Suppose your life suddenly fell apart. Would you be able to think back and pinpoint a moment when it all started to go wrong; and, if so, would that help you to patch things up? This somewhat naive notion becomes an obsession for Reuben, the middle-aged hero of Patience, a ruefully funny, dark comedy by the Canadian dramatist Jason Sherman. Thought-provoking and cunningly constructed, the play wonders whether there is a meaningful causal pattern to existence or just a randomness that would drive us mad if we did not superimpose some sense of form upon it.

Reuben, sympathetically played by Geoffrey Towers in a performance that brings out his hollowness and his humanity, is the chief executive of a mobile-phone company that's on the brink of signing a big deal with Korea. He's the kind of guy who'd rather spend an evening playing squash and having a beer with a colleague than going home to his family. In a Chinese restaurant, he has an unsettling chance encounter with an old friend, Paul (Russell Bentley), whom he hasn't seen for a decade. On his way to a new career in the movie industry, Paul poses perplexingly subversive questions, as though wanting to undermine Reuben's professed content in a life of routine and increasing marital happiness. "You have everything you need, but do you need everything you have?" asks this figure, who is apparently working on a screenplay about a man who loses everything.

Reuben has good reason to brood on this meeting. Not only does he later discover that Paul died a year ago in an air crash, but directly afterwards, his own world starts to unravel. In swift succession, he is kicked out by his wife (who has found some old love letters from an abortive extramarital fling), is given the boot by his company and just misses the chance to make amends with an estranged sibling. The title of the play presumably alludes to the patience of Job, which is a neat irony, for Reuben is not in the least uncomplaining, and his sufferings are largely self-inflicted.

The drama keeps returning to the scene of an arguably fateful party 10 years earlier, where he relinquished the possibility of a love affair with Paul's wife, Sarah (Sandy Walsh). But would his life have been better if it hadn't taken that wrong turning? The tragicomic mess he makes of a second chance with Sarah now suggests otherwise.

Meanwhile, his physicist brother, Phil (amusingly portrayed by Chris Andrew Mellon), isn't much of an advertisement for the philosophy, which pointedly contrasts with Reuben's emotional determinism, of embracing uncertainty.
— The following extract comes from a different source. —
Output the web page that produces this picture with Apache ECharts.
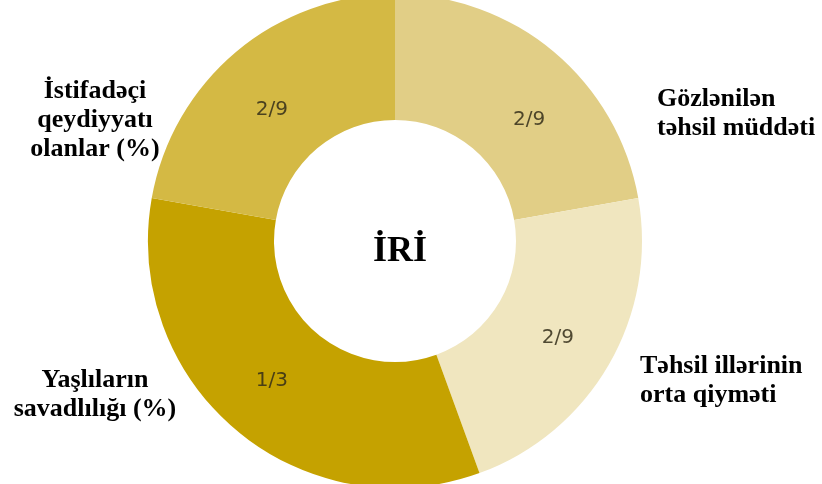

His supposedly ecstatic relationship with a teenage prodigy looks to be about as much of a joy as a punishing fitness routine.

The play's structural intricacies are skillfully handled in Adam Barnard's engaging production. Philosophically agnostic, the drama ends with Paul's speech at the bygone party about how we are "particles illuminated by dust and light" and should simply relish the fact that we are here at all. It would sound uplifting, if it weren't for the fact this oration is an emotionally blackmailing attempt to prolong a bad marriage.